Indeed there is. Some advisors run MUCH stronger practices than others, despite remarkably similar numbers of clients… this is why ‘successful’ advisors so often end out drifting up-market with their clientele…
– Michael
It would be interesting for a major conference to hold a “speed dating” of sorts for financial advisory firms. Could you see that happening?
Interesting question Paul.
The challenge with most of those is that many firms say they want a “partner” when in reality they just want to acquire or tuck in firms, and there are very few sellers out there (FP Transitions estimates 50 buyers for every seller).
So the speed-dating may be very lopsided. MAYBE there are more ‘dating’ opportunities for genuine partners, rather than buyer/seller matching. I’m not sure anyone knows?
– Michael
This is really timely, I am considering adding an advisor with an existing book to my solo practice, he brings a lot of financial planning skills whereas my strength is in portfolio management, what revenue sharing options are there assuming it is my RIA and “backroom”
Maybe elaborate a little bit on the risks of partnership?
It wasn’t very long ago that smart financial minds were trying to dissuade people the general population from taking on partners because of so many horror stories about disputes over money, disputes over direction of company, disputes over quality of work, attempts to throw partners out of their firms, and situations where a partner pulls the cash and assets out of the company to screw the other partner.
When I see people literally talking about “Speed dating” for partnerships, I start to get worried if many lessons from the past are being forgotten.
A company partnership is likely a bigger commitment to one individual than a marriage is (given how easy it is to get a divorce). It shouldn’t be taken lightly especially if you plan on pooling all earnings and distributing it to owners based on equity percentage (which I would suggest is a pretty bad design for this line of work).

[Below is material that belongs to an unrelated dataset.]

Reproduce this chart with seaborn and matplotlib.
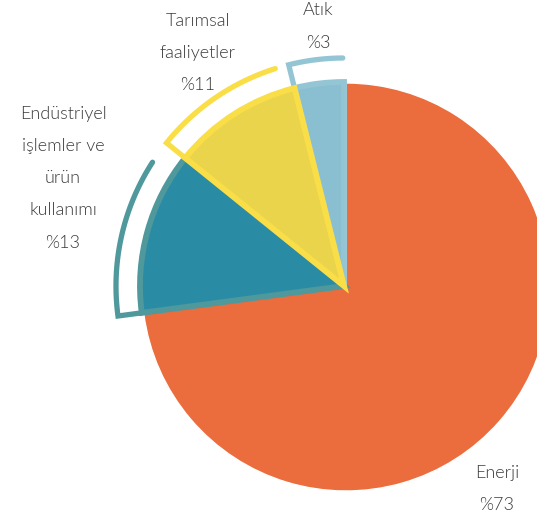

Very timely discussion. In the advent of better defining our succession plan and integrating an associate advisor after 2 years of mentoring and molding, the biggest challenge has been defining / segmenting the book effectively. Our Sr. is dependent on technological support of the new associate, the new associate is wanting to afford more time towards prospecting. I have another admin who is being groomed currently to help ‘drive’ the plan presentations for our Sr. but of course EVERYONE wants an oompa loompa NOW! Trying to set pace of realistic timelines and define expectations, comp structure/revenue share etc. has been even more fun! Doesn’t seem like it should be this “hard”, but there’s a lot of ego involved. My role within this partnership is directing operations, firm financials, practice management, case development, Jr. coaching and management.
Michael, do you suggest forming an LLC for advisors looking to partner, or a general partnership will do?
Michael, our practice has 2 Advisors, 1 Operations Mgr, and 3 Assistants. Our staff serves the 2 Advisors and their clients. We also act as OSJ for 13 other independant reps that do not house in our office. We process incoming business, supervise for compliance, and perform trade review. Each of our staff works about 30 hours weekly. The “job” is getting done, but as owners / principals we are maxed out. Any thoughts on how to evaluate if we should make a new hire? If so, what would you suggest that persons role be? Thanks for your article and any feedback you can give!